Namun, kata dia, untuk Satkamling masih belum jelas sumber dan pola pelatihan serta pembinaannya, sehingga kekhawatiran menjadi kerawanan baru cukup masuk akal.

Bagi satuan pengamanan, kata dia, Peraturan Kapolri tentang Pam Swakarsa No 4 Tahun 2020 ini tentu lebih baik dari Peraturan Kapolri Nomor 24 Tahun 2007. Dalam Perkap yang baru, profesi satuan pengamanan lebih dihargai dan dimuliakan, terutama dengan fungsinya sebagai kepolisian terbatas. Satuan pengamanan diatur pangkat, pendidikan, dan usia pensiunnya, bahkan termasuk asosiasi profesi yang menaunginya.

“Dengan Perkap Pam Swakarsa ini maka satuan pengamanan yang biasanya bertugas sebagai bagian dari organisasi juga akan lebih dihargai oleh organisasi yang menaunginya,” terangnya.

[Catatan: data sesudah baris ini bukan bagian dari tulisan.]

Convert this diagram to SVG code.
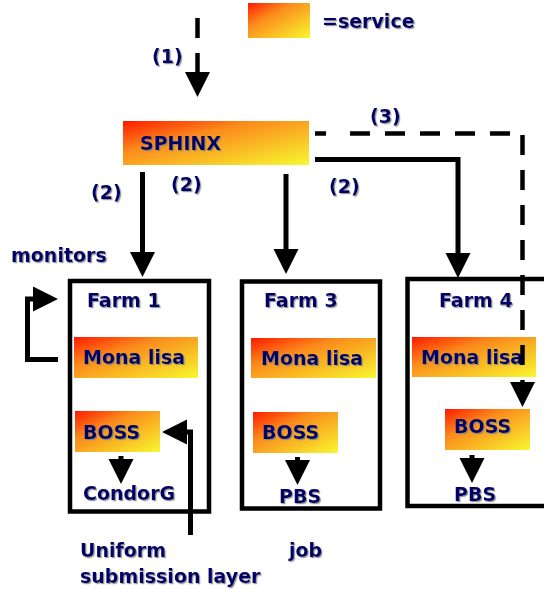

Menurutnya, kritik terhadap Peraturan Kapolri Nomor 4 Tahun 2020 terutama adalah pengunaan diski pam swakarsa. Istilah pam wakarsa sangat nyaring terdengar pada masa peralihan orde baru ke orde reformasi. Bagi sebagian kalangan menjadi diksi yang kurang bisa diterima, karena mengingatkan kembali memori terhadap kekuatan orde baru.

“Bagi sebagian orang istilah pam swakarsa diasumsikan sebagai organisasi massa yang berseragam ala militer dan menjadi kaki tangan aparat keamanan,” sebutnya.

Dikatakannya, penjelasan yang kurang masif di masyarakat sementara sentimen yang kuat terhadap istilah pam swakarsa membuat reaksi terhadap Perkap tentang Pengamanan Swakarsa ini cukup kuat. Beberapa hal yang tidak terjelaskan kepada publik seperti perbedaan satuan pengamanan (satpam) dengan satuan keamanan lingkungan (satkamling), sumber satkamling, pola pelatihan dan pembinaan satkamling, serta hak, kewajiban dan kewenangan satkamling menjadi ruang bagi asumsi-asumsi yang cenderung negatif bagi Perkap Pam Swakarsa tersebut.

“Untuk menghindari resistensi dan polemik yang berlebihan dan kontra produktif, maka Polri perlu menjelaskan lebih detail Peraturan Kapolri No 4 Tahun 2020 tentang Pam Swakarsa ini, terutama terkait Satuan Keamanan Lingkungan dan asumsi publik bahwa ini akan menjadi pam swakarsa jilid dua meneruskan pam swakarsa pada masa oder baru,” katanya.

Selain itu, kata Stanislaus, Polri harus bisa menjamin bahwa Satuan Pengamanan yang nantinya akan menggunakan seragam sewarna dengan Polri bertugas sesuai dengan kewewenangnya. Selain itu Polri harus memastikan bahwa Satuan Pengamanan dapat berkontribusi lebih baik menciptakan dan menjamin situasi aman di tempatnya bertugas.

“Jaminan ini sangat penting terutama jika terjadi penyalahgunaan dan wewenang dari satuan pengamanan,” ucapnya.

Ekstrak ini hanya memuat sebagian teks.